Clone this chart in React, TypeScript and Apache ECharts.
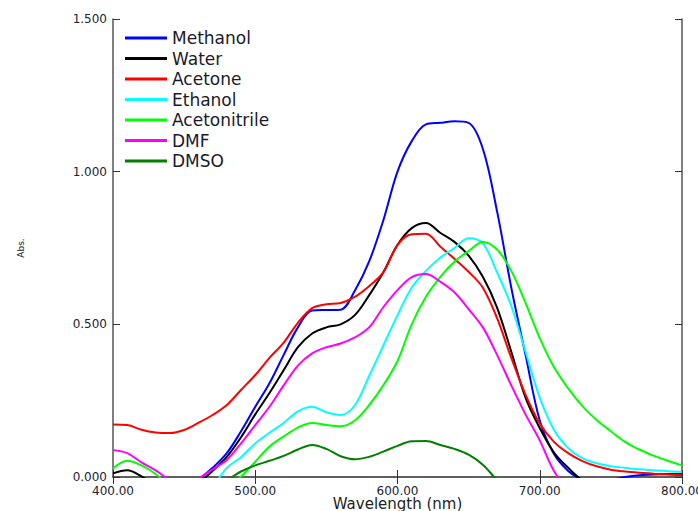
import React, { useEffect, useRef } from "react";
import * as echarts from "echarts";

const wavelengths = [400, 410, 420, 430, 440, 450, 460, 470, 480, 490, 500, 510, 520, 530, 540, 550, 560, 570, 580, 590, 600, 610, 620, 630, 640, 650, 660, 670, 680, 690, 700, 710, 720, 730, 740, 750, 760, 770, 780, 790, 800];

const methanol = [-0.02, -0.04, -0.06, -0.07, -0.07, -0.05, -0.01, 0.03, 0.078, 0.15, 0.23, 0.307, 0.4, 0.49, 0.545, 0.547, 0.548, 0.61, 0.705, 0.84, 1.0, 1.1, 1.155, 1.16, 1.165, 1.16, 1.075, 0.87, 0.62, 0.4, 0.185, 0.075, 0.02, -0.01, -0.02, -0.01, 0.0, 0.006, 0.008, 0.01, 0.01];
const water = [0.012, 0.022, 0.002, -0.03, -0.05, -0.05, -0.02, 0.02, 0.066, 0.13, 0.205, 0.275, 0.35, 0.425, 0.47, 0.49, 0.5, 0.53, 0.595, 0.67, 0.76, 0.815, 0.832, 0.8, 0.77, 0.725, 0.656, 0.555, 0.41, 0.26, 0.16, 0.08, 0.03, -0.01, -0.02, -0.02, -0.02, -0.02, -0.02, -0.02, -0.02];
const acetone = [0.172, 0.17, 0.155, 0.146, 0.144, 0.154, 0.177, 0.203, 0.236, 0.285, 0.334, 0.39, 0.44, 0.505, 0.553, 0.566, 0.57, 0.59, 0.625, 0.67, 0.76, 0.795, 0.797, 0.755, 0.715, 0.672, 0.62, 0.52, 0.39, 0.27, 0.175, 0.115, 0.078, 0.052, 0.035, 0.024, 0.018, 0.014, 0.011, 0.008, 0.006];
const ethanol = [-0.06, -0.07, -0.08, -0.08, -0.08, -0.07, -0.06, -0.03, 0.03, 0.065, 0.11, 0.145, 0.177, 0.215, 0.23, 0.212, 0.203, 0.235, 0.33, 0.43, 0.53, 0.62, 0.675, 0.718, 0.75, 0.782, 0.765, 0.67, 0.56, 0.41, 0.26, 0.155, 0.095, 0.062, 0.045, 0.035, 0.03, 0.025, 0.022, 0.019, 0.017];
const acetonitrile = [0.028, 0.053, 0.038, 0.01, -0.03, -0.06, -0.07, -0.06, -0.03, 0.002, 0.05, 0.1, 0.133, 0.162, 0.177, 0.17, 0.166, 0.185, 0.235, 0.3, 0.38, 0.5, 0.59, 0.655, 0.705, 0.74, 0.77, 0.745, 0.675, 0.57, 0.455, 0.36, 0.29, 0.232, 0.187, 0.15, 0.115, 0.09, 0.07, 0.053, 0.038];
const dmf = [0.088, 0.078, 0.048, 0.022, -0.01, -0.03, -0.005, 0.025, 0.056, 0.11, 0.17, 0.23, 0.3, 0.365, 0.405, 0.425, 0.437, 0.457, 0.49, 0.556, 0.612, 0.655, 0.665, 0.64, 0.605, 0.55, 0.49, 0.4, 0.3, 0.205, 0.12, 0.02, -0.04, -0.06, -0.06, -0.06, -0.06, -0.06, -0.06, -0.06, -0.06];
const dmso = [-0.06, -0.07, -0.08, -0.08, -0.08, -0.07, -0.05, -0.03, -0.01, 0.018, 0.038, 0.053, 0.069, 0.09, 0.105, 0.092, 0.068, 0.058, 0.066, 0.083, 0.102, 0.117, 0.118, 0.105, 0.092, 0.073, 0.04, -0.01, -0.05, -0.07, -0.08, -0.08, -0.08, -0.08, -0.08, -0.08, -0.08, -0.08, -0.08, -0.08, -0.08];

const seriesNames = ["Methanol", "Water", "Acetone", "Ethanol", "Acetonitrile", "DMF", "DMSO"];
const seriesValues = [methanol, water, acetone, ethanol, acetonitrile, dmf, dmso];
const seriesColors = ["#0000ff", "#000000", "#ff0000", "#00ffff", "#00ff00", "#ff00ff", "#007f00"];

const FONT = "DejaVu Sans";
const AXIS_COLOR = "#555555";
const LABEL_COLOR = "#222233";

export default function App() {
  const ref = useRef<HTMLDivElement>(null);
  useEffect(() => {
    if (!ref.current) return;
    const chart = echarts.init(ref.current, undefined, { renderer: "svg" });
    const axisLine = { show: true, lineStyle: { color: AXIS_COLOR, width: 1.5 } };
    const axisTick = { show: true, inside: true, length: 7, lineStyle: { color: "#333", width: 1 } };
    const option = {
      animation: false,
      backgroundColor: "#ffffff",
      textStyle: { fontFamily: FONT },
      grid: { left: 113, right: 16, top: 19, bottom: 34, containLabel: false, outerBoundsMode: "none" },
      legend: {
        orient: "vertical",
        left: 125,
        top: 28,
        padding: 0,
        icon: "rect",
        itemWidth: 42,
        itemHeight: 3,
        itemGap: 0.5,
        textStyle: { fontFamily: FONT, fontSize: 17, color: "#1a1a2a", lineHeight: 20 },
        data: seriesNames,
      },
      xAxis: [
        {
          type: "value",
          min: 400,
          max: 800,
          interval: 100,
          position: "bottom",
          axisLine,
          axisTick,
          splitLine: { show: false },
          axisLabel: {
            formatter: (v: number) => v.toFixed(2),
            color: LABEL_COLOR,
            fontSize: 12,
            lineHeight: 12,
            fontFamily: FONT,
            margin: 8,
          },
          name: "Wavelength (nm)",
          nameLocation: "middle",
          nameGap: 19,
          nameMoveOverlap: false,
          nameTextStyle: { fontFamily: FONT, fontSize: 15, lineHeight: 15, color: "#222" },
        },
        {
          type: "value",
          min: 400,
          max: 800,
          interval: 100,
          position: "top",
          axisLine,
          axisTick,
          splitLine: { show: false },
          axisLabel: { show: false },
        },
      ],
      yAxis: [
        {
          type: "value",
          min: 0,
          max: 1.5,
          interval: 0.5,
          position: "left",
          axisLine,
          axisTick,
          splitLine: { show: false },
          axisLabel: {
            formatter: (v: number) => v.toFixed(3),
            color: LABEL_COLOR,
            fontSize: 12,
            fontFamily: FONT,
            margin: 6,
          },
          name: "Abs.",
          nameLocation: "middle",
          nameRotate: 90,
          nameGap: 88,
          nameMoveOverlap: false,
          nameTextStyle: { fontFamily: FONT, fontSize: 9, color: "#111" },
        },
        {
          type: "value",
          min: 0,
          max: 1.5,
          interval: 0.5,
          position: "right",
          axisLine,
          axisTick,
          splitLine: { show: false },
          axisLabel: { show: false },
        },
      ],
      series: seriesNames.map((name, i) => ({
        name,
        type: "line",
        xAxisIndex: 0,
        yAxisIndex: 0,
        data: wavelengths.map((w, j) => [w, seriesValues[i][j]]),
        smooth: 0.35,
        showSymbol: false,
        symbol: "none",
        clip: true,
        lineStyle: { color: seriesColors[i], width: 2 },
        itemStyle: { color: seriesColors[i] },
      })),
    };
    chart.setOption(option);
    return () => chart.dispose();
  }, []);
  return (
    <div
      ref={ref}
      style={{ position: "fixed", left: 0, top: 0, width: 698, height: 511 }}
    />
  );
}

⁂

Begin at the first line of the data above and repeat each line exactly, stopping after the line containing "import * as". Omit the pictures.

> SOLUTION FOR THIS TASK
Clone this chart in React, TypeScript and Apache ECharts.
import React, { useEffect, useRef } from "react";
import * as echarts from "echarts";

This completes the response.